October 28–30, 2024 | Indiana University Cinema | Bloomington, IN
Blockbuster films have been instrumental to the evolution of the art and economics of the film industry for decades. What Charles Acland (2020) calls the “blockbuster strategy”— “the rationale that embraces the big-budget cross-media production at the expense of other industrial and artistic approaches” (8)—underpins contemporary industrial, technological, and aesthetic models of global blockbuster filmmaking. Yet, blockbusters are on the precipice of change, and in the U.S., they are showing their first signs of sustained destabilization. Black Widow and The Eternals (both 2021) were the first two Marvel Cinematic Universe films to fail to make back their costs in theatrical release. Several box-office failures from established franchises landed in 2023, including The Marvels, Shazam: Fury of the Gods, The Flash, Ant-Man and Wasp: Quantumania, and Transformers: Rise of the Beasts. That same year, Disney announced a decrease in funding and content development in the Star Wars and Marvel franchises. High-profile film cancellations like Batgirl, Black Adam 2, and Wonder Woman 3, combined with company streaming losses from subscriber plateaus and high-cost-low-return blockbuster franchise TV production, signal a growing caution around the form. Simultaneously, Hollywood continues to depend on international markets as the primary revenue drivers even while global blockbusters are thriving outside of Hollywood’s influence. Indeed, the global success of India’s RRR (2022) and China’s homegrown blockbusters like The Battle at Lake Changjin II (2022) and Moon Man (2022) generated hundreds of millions of dollars in revenue.
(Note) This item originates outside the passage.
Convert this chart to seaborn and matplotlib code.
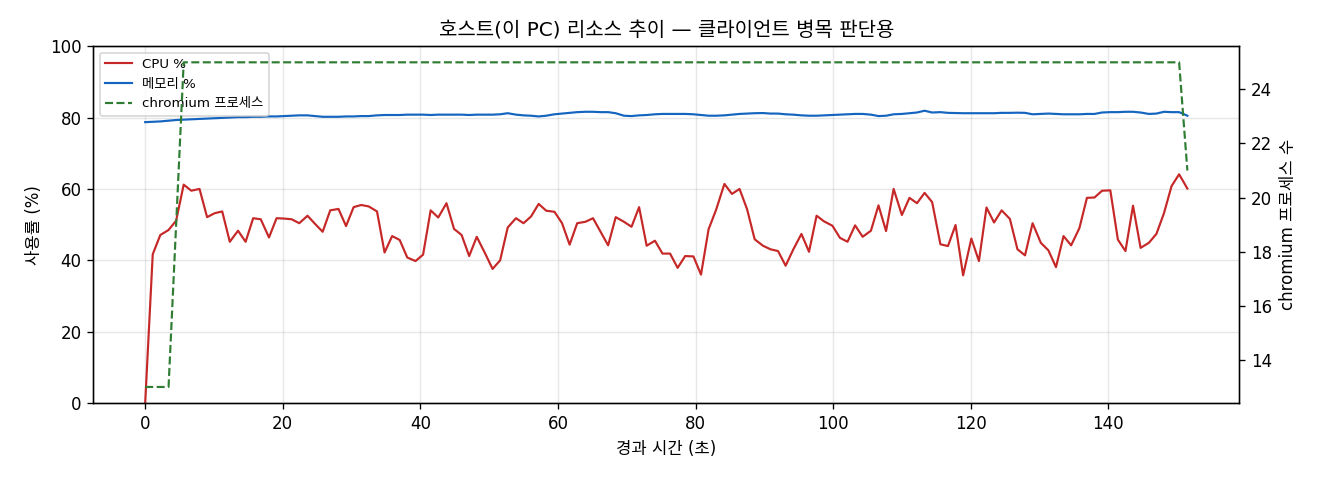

Despite the complexity of these variables and the associated turbulence they engender, it’s clear blockbusters won’t be abandoned by global film industries anytime soon. As we approach the next phase of the blockbuster, this conference is interested and invested in thinking through the past and present of global blockbusters, broadly constructed, to imagine blockbuster futures across medium, industries, geographies, time, business models, genres, forms, and aesthetics.
Encouraged topics can include but are not limited to:
Intersections of blockbusters and race, representation, gender, and/or sexuality
Blockbusters as sites of transnational flows of financial and cultural capital
Blockbusters and geopolitical impacts on cultural creation
Blockbusters and postcolonialism/neocolonialism
Inclusive film production
Technological and aesthetic developments in effects-based filmmaking
Permutations in the development, use, and utility of the term “blockbuster”
Genre blockbusters/genre and blockbusters
Impacts of blockbuster filmmaking on exhibition
Indie blockbusters/independent film and blockbuster strategies
Blockbusters and streaming
Blockbusters and television
Intersections of games (electronic and other) and blockbusters
Risk in blockbuster filmmaking/financing
Work on specific franchises (MCU, DC Cinematic Universe, Fast and Furious franchise, Mission: Impossible franchise, etc.)
Blockbuster filmmaking as industrial strategy and practice
DEADLINE EXTENDED! Conference submissions are due by JUNE 1, 2024 11:59pm EDT. We strongly encourage practitioners—filmmakers, programmers, and exhibitors—to participate in the conference to help connect blockbusters to their broader impacts on film ecosystems. Submissions can take the form of preconstituted panels (min of 3 and max of 4 participants) or individual submissions.
panel abstract (1300 min-1500 max characters without spaces)
paper abstracts for each presenter (1300 min-1500 max characters without spaces)
bio for each presenter (300 min-400 max characters without spaces)
3 keywords that best describe your panel
• paper abstract (1300 min-3000 max characters without spaces) • presenter bio (300 min-400 max characters without spaces) • 3 keywords that best describe your panel
Blockbuster Futures Partners is funded in part by a grant from the IU Bloomington Public Arts & Humanities project and is presented in partnership with The Media School at IU Bloomington.
Keynotes + Publishing Opportunity
This conference will serve as the foundation of a special issue of The Journal of Popular Culture focused on blockbuster futures.
Blockbuster Futures Keynotes
Opening Keynote: David Ehrlich, Reviews Editor and Head Film Critic at IndieWire. Ehrlich is a member of the New York Film Critics Circle and the National Film Critics Society and received the 2022 National Arts and Entertainment Journalism Award for Best Film Critic
Closing Keynote: Dr. Robin R. Means Coleman and Dr. Novotny Lawrence. Dr. Coleman and Dr. Lawrence are co-editors of the forthcoming The Oxford Handbook of Black Horror Film (2024) and will present a keynote on race, genre filmmaking, and blockbuster resistance. Dr. Coleman is pProfessor of Media Studies and African American and African Studies at the University of Virginia. Dr. Lawrence is Associate Professor of Cinema and Media Studies and the Director of the Black Film Center & Archive at Indiana University.
Includes a pre-conference weekend marathon screening of the Fast and Furious franchise (films 1 through 10: Part 1) on October 26th and 27th.